2011年3月11日の東日本大震災の発生から7か月余りが経過した。この震災は、戦後これまでの間に経験のない未曽有の自然災害となり、我が国に大きな犠牲を強い、想像を超える難苦を課し、人生観や価値観さえをも揺るがし転換させるほどの大きな変化を各人に刻み込んだ。経済的な側面に限ってみても被害は甚大であり、今もなおその爪痕は癒えずに深く残っている。

地域経済にとっても厳しい一年となった。いわゆるリーマンショックから立ち直るべく打たれた累次の経済対策による様々な政策措置の効果も相俟って、景気は持ち直しに向けて徐々に歩みを進めていた。アジアにおける生産調整を背景に景気は一時足踏み状態となったものの、その後は再び持ち直しの動きが見え始めていた。そうした中で、突然の震災によって、直接的な人的・物的被害のみならず、サプライチェーンの寸断と生産の低迷、倒産や失業者数の増加、消費の買いだめや自粛の動きによる混乱やマインド低下による停滞、先行き不安感の増大などにより、地域の経済活動は強く圧迫されることとなった。
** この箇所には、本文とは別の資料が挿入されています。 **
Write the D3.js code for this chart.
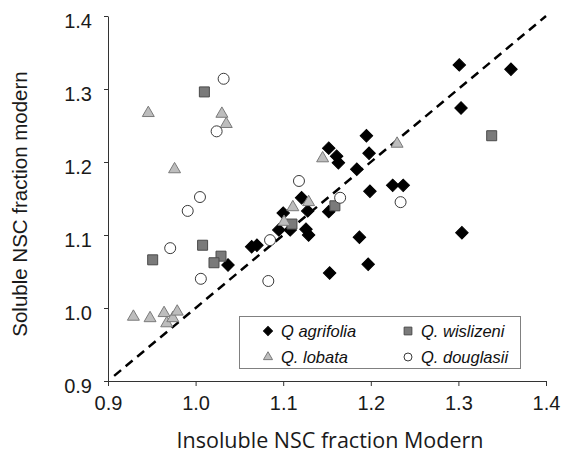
<!DOCTYPE html>
<html>
<head>
<meta charset="utf-8">
<script src="https://cdn.jsdelivr.net/npm/d3@7"></script>
<style>
  body { margin: 0; background: #fff; }
  svg { display: block; }
</style>
</head>
<body>
<div id="chart"></div>
<script>
// insoluble (x) and soluble (y) fraction modern, per species
const agrifoliaX = [1.301, 1.360, 1.303, 1.304, 1.187, 1.197, 1.153, 1.195, 1.152, 1.161, 1.163, 1.198, 1.184, 1.199,
    1.225, 1.237, 1.121, 1.128, 1.152, 1.100, 1.108, 1.095, 1.126, 1.129, 1.064, 1.070, 1.037];
const agrifoliaY = [1.333, 1.327, 1.274, 1.103, 1.097, 1.060, 1.048, 1.236, 1.219, 1.208, 1.199, 1.212, 1.190, 1.160,
    1.168, 1.168, 1.151, 1.133, 1.132, 1.130, 1.107, 1.107, 1.108, 1.100, 1.084, 1.086, 1.059];

const wislizeniX = [1.010, 1.338, 0.951, 1.008, 1.029, 1.021, 1.159, 1.110];
const wislizeniY = [1.296, 1.236, 1.066, 1.086, 1.071, 1.062, 1.140, 1.115];

const lobataX = [0.946, 0.976, 1.030, 1.035, 0.929, 0.948, 0.964, 0.967, 0.974, 0.979, 1.111, 1.129, 1.101, 1.145, 1.230];
const lobataY = [1.267, 1.190, 1.266, 1.252, 0.988, 0.986, 0.993, 0.979, 0.986, 0.995, 1.138, 1.145, 1.118, 1.205, 1.225];

const douglasiiX = [1.032, 1.024, 1.005, 0.991, 0.971, 1.006, 1.085, 1.083, 1.118, 1.165, 1.234];
const douglasiiY = [1.314, 1.242, 1.152, 1.133, 1.082, 1.040, 1.093, 1.037, 1.174, 1.151, 1.145];

const tickValues = [0.9, 1.0, 1.1, 1.2, 1.3, 1.4];
const oneToOne = [0.907, 1.4];

const species = [
    { name: "Q agrifolia", xs: agrifoliaX, ys: agrifoliaY, shape: "diamond", fill: "#000", stroke: "#000" },
    { name: "Q. wislizeni", xs: wislizeniX, ys: wislizeniY, shape: "square", fill: "#7a7a7a", stroke: "#4a4a4a" },
    { name: "Q. lobata", xs: lobataX, ys: lobataY, shape: "triangle", fill: "#bdbdbd", stroke: "#7a7a7a" },
    { name: "Q. douglasii", xs: douglasiiX, ys: douglasiiY, shape: "circle", fill: "#fff", stroke: "#3a3a3a" }
];

const width = 562, height = 454;
const margin = { top: 16, right: 16, bottom: 73, left: 108 };

const svg = d3.select("#chart").append("svg")
    .attr("width", width)
    .attr("height", height);

const x = d3.scaleLinear().domain([0.9, 1.4]).range([margin.left, width - margin.right]);
const y = d3.scaleLinear().domain([0.9, 1.4]).range([height - margin.bottom, margin.top]);

function symbolPath(shape, big) {
    if (shape === "diamond") return d3.symbol(d3.symbolSquare, big ? 78 : 40)();
    if (shape === "square") return d3.symbol(d3.symbolSquare, big ? 100 : 60)();
    if (shape === "triangle") return d3.symbol(d3.symbolTriangle, big ? 62 : 36)();
    return d3.symbol(d3.symbolCircle, big ? 95 : 50)();
}

// axes
svg.append("g")
    .attr("transform", `translate(0,${y(0.9)})`)
    .call(d3.axisBottom(x).tickValues(tickValues).tickFormat(d3.format(".1f")).tickSize(5).tickSizeOuter(0))
    .call(g => g.selectAll("line, path").attr("stroke", "#333"))
    .call(g => g.selectAll("text").attr("font-family", "Liberation Sans, Arial, sans-serif")
        .attr("font-size", 20).attr("fill", "#1a1a1a").attr("dy", "1.05em"));

svg.append("g")
    .attr("transform", `translate(${x(0.9)},0)`)
    .call(d3.axisLeft(y).tickValues(tickValues).tickFormat(d3.format(".1f")).tickSize(4).tickSizeOuter(0))
    .call(g => g.selectAll("line, path").attr("stroke", "#333"))
    .call(g => g.selectAll("text").attr("font-family", "Liberation Sans, Arial, sans-serif")
        .attr("font-size", 20).attr("fill", "#1a1a1a").attr("x", -16).attr("dy", "0.55em"));

// 1:1 line
svg.append("line")
    .attr("x1", x(oneToOne[0])).attr("y1", y(oneToOne[0]))
    .attr("x2", x(oneToOne[1])).attr("y2", y(oneToOne[1]))
    .attr("stroke", "#000")
    .attr("stroke-width", 2.5)
    .attr("stroke-dasharray", "9,6");

// points
species.forEach(s => {
    const pts = s.xs.map((v, i) => [v, s.ys[i]]);
    svg.append("g").selectAll("path")
        .data(pts)
        .enter()
        .append("path")
        .attr("d", symbolPath(s.shape, true))
        .attr("transform", d => `translate(${x(d[0])},${y(d[1])})` + (s.shape === "diamond" ? " rotate(45)" : ""))
        .attr("fill", s.fill)
        .attr("stroke", s.stroke)
        .attr("stroke-width", 1);
});

// legend
const legend = svg.append("g");
legend.append("rect")
    .attr("x", 239.5).attr("y", 316.5)
    .attr("width", 281).attr("height", 52)
    .attr("fill", "#fff")
    .attr("stroke", "#808080");

const legendPos = [[268, 331], [408, 331], [268, 357], [408, 357]];
species.forEach((s, i) => {
    const [lx, ly] = legendPos[i];
    legend.append("path")
        .attr("d", symbolPath(s.shape, false))
        .attr("transform", `translate(${lx},${ly})` + (s.shape === "diamond" ? " rotate(45)" : ""))
        .attr("fill", s.fill)
        .attr("stroke", s.stroke);
    legend.append("text")
        .attr("x", lx + 13)
        .attr("y", ly + 6)
        .attr("font-family", "Liberation Sans, Arial, sans-serif")
        .attr("font-style", "italic")
        .attr("font-size", 16.5)
        .attr("fill", "#111")
        .text(s.name);
});

// axis titles
svg.append("text")
    .attr("x", 330)
    .attr("y", 448)
    .attr("text-anchor", "middle")
    .attr("font-family", "Open Sans, sans-serif")
    .attr("font-size", 21.5)
    .attr("fill", "#1a1a1a")
    .text("Insoluble NSC fraction Modern");

svg.append("text")
    .attr("transform", `translate(27,204) rotate(-90)`)
    .attr("text-anchor", "middle")
    .attr("font-family", "Liberation Sans, Arial, sans-serif")
    .attr("font-size", 20.5)
    .attr("fill", "#1a1a1a")
    .text("Soluble NSC fraction modern");
</script>
</body>
</html>
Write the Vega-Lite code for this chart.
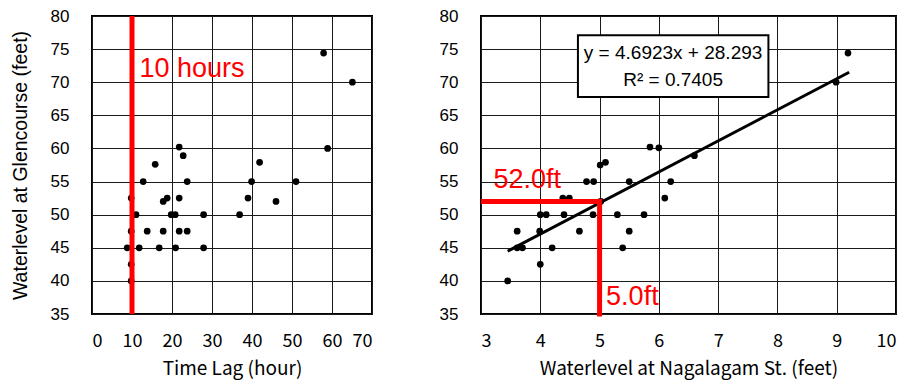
{
  "$schema": "https://vega.github.io/schema/vega-lite/v6.json",
  "background": "white",
  "padding": {"left": 9, "top": 6, "right": 0, "bottom": 5},
  "spacing": 65,
  "config": {
    "view": {"stroke": "#000", "strokeWidth": 2},
    "axis": {
      "grid": true, "gridColor": "#1a1a1a", "gridWidth": 1, "gridOpacity": 1,
      "domain": false, "ticks": false, "labelOverlap": false, "labelBound": false,
      "tickCount": 30,
      "labelColor": "#000", "titleColor": "#000", "titleFontWeight": "normal"
    },
    "axisX": {
      "labelFont": "Noto Sans CJK JP", "labelFontSize": 18, "labelPadding": 18,
      "titleFont": "Noto Sans CJK JP", "titleFontSize": 19, "titlePadding": 9, "format": "d"
    },
    "axisY": {
      "labelFont": "Liberation Sans", "labelFontSize": 17, "labelPadding": 23,
      "titleFont": "Liberation Sans", "titleFontSize": 19.5, "titlePadding": 20
    }
  },
  "datasets": {
    "lag": [
      {"lag": 57.9, "wl": 74.4}, {"lag": 65.1, "wl": 70}, {"lag": 58.9, "wl": 60},
      {"lag": 21.8, "wl": 60.2}, {"lag": 22.8, "wl": 58.9}, {"lag": 15.8, "wl": 57.6},
      {"lag": 41.9, "wl": 57.9}, {"lag": 12.8, "wl": 55}, {"lag": 23.8, "wl": 55},
      {"lag": 39.9, "wl": 55}, {"lag": 51, "wl": 55}, {"lag": 9.8, "wl": 52.5},
      {"lag": 17.8, "wl": 52}, {"lag": 18.8, "wl": 52.5}, {"lag": 21.8, "wl": 52.5},
      {"lag": 39, "wl": 52.5}, {"lag": 46, "wl": 52}, {"lag": 11, "wl": 50},
      {"lag": 19.8, "wl": 50}, {"lag": 20.8, "wl": 50}, {"lag": 27.9, "wl": 50},
      {"lag": 36.9, "wl": 50}, {"lag": 9.8, "wl": 47.5}, {"lag": 13.8, "wl": 47.5},
      {"lag": 17.8, "wl": 47.5}, {"lag": 21.8, "wl": 47.5}, {"lag": 23.8, "wl": 47.5},
      {"lag": 8.8, "wl": 45}, {"lag": 11.8, "wl": 45}, {"lag": 16.8, "wl": 45},
      {"lag": 20.9, "wl": 45}, {"lag": 27.9, "wl": 45}, {"lag": 9.8, "wl": 42.5},
      {"lag": 9.8, "wl": 40}
    ],
    "level": [
      {"ns": 9.19, "wl": 74.4}, {"ns": 8.99, "wl": 70}, {"ns": 5.85, "wl": 60.2},
      {"ns": 6.0, "wl": 60.1}, {"ns": 5.01, "wl": 57.5}, {"ns": 5.1, "wl": 57.9},
      {"ns": 6.6, "wl": 58.9}, {"ns": 4.78, "wl": 55}, {"ns": 4.9, "wl": 55},
      {"ns": 5.5, "wl": 55}, {"ns": 6.2, "wl": 55}, {"ns": 4.38, "wl": 52.5},
      {"ns": 4.49, "wl": 52.5}, {"ns": 5.02, "wl": 52}, {"ns": 6.1, "wl": 52.5},
      {"ns": 4.0, "wl": 50}, {"ns": 4.1, "wl": 50}, {"ns": 4.4, "wl": 50},
      {"ns": 4.89, "wl": 50}, {"ns": 5.3, "wl": 50}, {"ns": 5.75, "wl": 50},
      {"ns": 3.61, "wl": 47.5}, {"ns": 3.99, "wl": 47.5}, {"ns": 4.66, "wl": 47.5},
      {"ns": 5.5, "wl": 47.5}, {"ns": 3.61, "wl": 45}, {"ns": 3.7, "wl": 45},
      {"ns": 4.2, "wl": 45}, {"ns": 5.39, "wl": 45}, {"ns": 4.0, "wl": 42.5},
      {"ns": 3.45, "wl": 40}
    ],
    "trend": [
      {"ns": 3.45, "wl": 44.48}, {"ns": 9.21, "wl": 71.51}
    ]
  },
  "hconcat": [
    {
      "width": 280, "height": 298,
      "layer": [
        {
          "data": {"name": "lag"},
          "mark": {"type": "point", "filled": true, "color": "#000", "size": 45, "opacity": 1},
          "encoding": {
            "x": {"field": "lag", "type": "quantitative",
                  "scale": {"domain": [0, 70], "nice": false, "zero": false},
                  "axis": {"values": [0, 10, 20, 30, 40, 50, 60, 70], "title": "Time Lag (hour)"}},
            "y": {"field": "wl", "type": "quantitative",
                  "scale": {"domain": [35, 80], "nice": false, "zero": false},
                  "axis": {"values": [35, 40, 45, 50, 55, 60, 65, 70, 75, 80], "title": "Waterlevel at Glencourse (feet)"}}
          }
        },
        {
          "data": {"values": [{"x": 10, "ya": 35, "yb": 80}]},
          "mark": {"type": "rule", "color": "#ff0000", "strokeWidth": 5},
          "encoding": {
            "x": {"field": "x", "type": "quantitative"},
            "y": {"field": "ya", "type": "quantitative"},
            "y2": {"field": "yb"}
          }
        },
        {
          "data": {"values": [{"x": 11.85, "y": 70.8, "label": "10 hours"}]},
          "mark": {"type": "text", "align": "left", "baseline": "alphabetic", "font": "Liberation Sans", "fontSize": 27, "color": "#ff0000"},
          "encoding": {
            "x": {"field": "x", "type": "quantitative"},
            "y": {"field": "y", "type": "quantitative"},
            "text": {"field": "label"}
          }
        }
      ]
    },
    {
      "width": 415, "height": 298,
      "layer": [
        {
          "data": {"name": "level"},
          "mark": {"type": "point", "filled": true, "color": "#000", "size": 45, "opacity": 1},
          "encoding": {
            "x": {"field": "ns", "type": "quantitative",
                  "scale": {"domain": [3, 10], "nice": false, "zero": false},
                  "axis": {"values": [3, 4, 5, 6, 7, 8, 9, 10], "title": "Waterlevel at Nagalagam St. (feet)"}},
            "y": {"field": "wl", "type": "quantitative",
                  "scale": {"domain": [35, 80], "nice": false, "zero": false},
                  "axis": {"values": [35, 40, 45, 50, 55, 60, 65, 70, 75, 80], "title": null}}
          }
        },
        {
          "data": {"name": "trend"},
          "mark": {"type": "line", "color": "#000", "strokeWidth": 3},
          "encoding": {
            "x": {"field": "ns", "type": "quantitative"},
            "y": {"field": "wl", "type": "quantitative"}
          }
        },
        {
          "data": {"values": [{"xa": 3, "xb": 5, "y": 52}]},
          "mark": {"type": "rule", "color": "#ff0000", "strokeWidth": 5},
          "encoding": {
            "x": {"field": "xa", "type": "quantitative"},
            "x2": {"field": "xb"},
            "y": {"field": "y", "type": "quantitative"}
          }
        },
        {
          "data": {"values": [{"x": 5, "ya": 35, "yb": 52}]},
          "mark": {"type": "rule", "color": "#ff0000", "strokeWidth": 5, "strokeCap": "square"},
          "encoding": {
            "x": {"field": "x", "type": "quantitative"},
            "y": {"field": "ya", "type": "quantitative"},
            "y2": {"field": "yb"}
          }
        },
        {
          "data": {"values": [{"x": 3.21, "y": 54, "label": "52.0ft"}, {"x": 5.11, "y": 36.35, "label": "5.0ft"}]},
          "mark": {"type": "text", "align": "left", "baseline": "alphabetic", "font": "Liberation Sans", "fontSize": 27, "color": "#ff0000"},
          "encoding": {
            "x": {"field": "x", "type": "quantitative"},
            "y": {"field": "y", "type": "quantitative"},
            "text": {"field": "label"}
          }
        },
        {
          "data": {"values": [{"xa": 4.635, "xb": 7.848, "ya": 67.75, "yb": 77.1}]},
          "mark": {"type": "rect", "fill": "#fff", "stroke": "#000", "strokeWidth": 2},
          "encoding": {
            "x": {"field": "xa", "type": "quantitative"},
            "x2": {"field": "xb"},
            "y": {"field": "ya", "type": "quantitative"},
            "y2": {"field": "yb"}
          }
        },
        {
          "data": {"values": [{"x": 6.24, "y": 73.5, "label": "y = 4.6923x + 28.293"}, {"x": 6.24, "y": 69.5, "label": "R² = 0.7405"}]},
          "mark": {"type": "text", "align": "center", "baseline": "alphabetic", "font": "Liberation Sans", "fontSize": 19, "color": "#000"},
          "encoding": {
            "x": {"field": "x", "type": "quantitative"},
            "y": {"field": "y", "type": "quantitative"},
            "text": {"field": "label"}
          }
        }
      ]
    }
  ]
}
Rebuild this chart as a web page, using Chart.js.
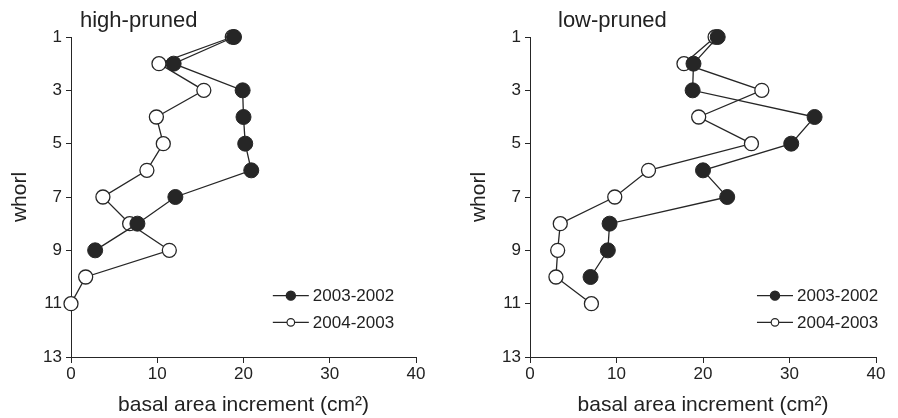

その影響はいまだ消え去っていない。

本章では、この震災が地域経済に与えた影響について、特に東北地域を中心に検証する。最初に、震災発生に伴う経済的被害を建造物やインフラ等ストック面への影響を中心に見た後、企業の生産活動や家計の消費等フロー面への影響について考察する。その際には、1995年1月17日に発生した阪神・淡路大震災の経験との比較検討も行う。なお、本章では、データが許す限りにおいて、特に被害の大きかった岩手県、宮城県及び福島県の3県(以下、「被災3県」と言う。)、あるいは被災3県のうち津波を受けて甚大な被害を被った沿岸市町村(以下、「津波被災地域」と言う。)についても、分析を行う。最後に、これまでの復旧・復興への取組を概観する。